YOUR INSTRUCTIONS:
Word for word, transcribe the lines below and drop the pictures.

● ● ● ● ●

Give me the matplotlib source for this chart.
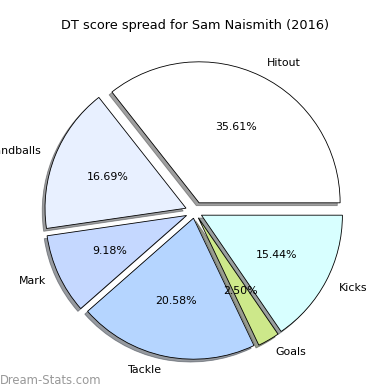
import matplotlib
matplotlib.use("Agg")
import matplotlib.pyplot as plt

labels = ["Hitout", "Handballs", "Mark", "Tackle", "Goals", "Kicks"]
values = [35.61, 16.69, 9.18, 20.58, 2.50, 15.44]
colors = ["#ffffff", "#e8f0ff", "#c5d8ff", "#b5d5ff", "#cde88a", "#d8ffff"]
explode = [0.07, 0.067, 0.064, 0.047, 0.05, 0.053]

fig = plt.figure(figsize=(3.9, 3.9), dpi=100)
ax = fig.add_axes([0, 0, 1, 1])
R = 141.0
cx, cy = 194.8, 390 - 211.7
ax.pie(values, labels=labels, colors=colors, explode=explode, autopct="%.2f%%",
       startangle=0, shadow=dict(ox=-0.0144, oy=-0.0144, shade=0.75), radius=1.0,
       wedgeprops=dict(edgecolor="black", linewidth=0.6),
       textprops=dict(fontsize=7.9))
ax.set_xlim(-cx / R, (390 - cx) / R)
ax.set_ylim(-cy / R, (390 - cy) / R)
ax.set_aspect("equal")
ax.axis("off")
fig.text(0.5, 1 - 25 / 390, "DT score spread for Sam Naismith (2016)", ha="center", va="center", fontsize=9.3)
fig.text(0.0, 1 - 380 / 390, "Dream-Stats.com", ha="left", va="center", fontsize=8.4, color="#999999")
fig.savefig("out.png", dpi=100)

● ● ● ● ●

CORRECT ANSWER:
Give me the matplotlib source for this chart.
import matplotlib
matplotlib.use("Agg")
import matplotlib.pyplot as plt

labels = ["Hitout", "Handballs", "Mark", "Tackle", "Goals", "Kicks"]
values = [35.61, 16.69, 9.18, 20.58, 2.50, 15.44]
colors = ["#ffffff", "#e8f0ff", "#c5d8ff", "#b5d5ff", "#cde88a", "#d8ffff"]
explode = [0.07, 0.067, 0.064, 0.047, 0.05, 0.053]

fig = plt.figure(figsize=(3.9, 3.9), dpi=100)
ax = fig.add_axes([0, 0, 1, 1])
R = 141.0
cx, cy = 194.8, 390 - 211.7
ax.pie(values, labels=labels, colors=colors, explode=explode, autopct="%.2f%%",
       startangle=0, shadow=dict(ox=-0.0144, oy=-0.0144, shade=0.75), radius=1.0,
       wedgeprops=dict(edgecolor="black", linewidth=0.6),
       textprops=dict(fontsize=7.9))
ax.set_xlim(-cx / R, (390 - cx) / R)
ax.set_ylim(-cy / R, (390 - cy) / R)
ax.set_aspect("equal")
ax.axis("off")
fig.text(0.5, 1 - 25 / 390, "DT score spread for Sam Naismith (2016)", ha="center", va="center", fontsize=9.3)
fig.text(0.0, 1 - 380 / 390, "Dream-Stats.com", ha="left", va="center", fontsize=8.4, color="#999999")
fig.savefig("out.png", dpi=100)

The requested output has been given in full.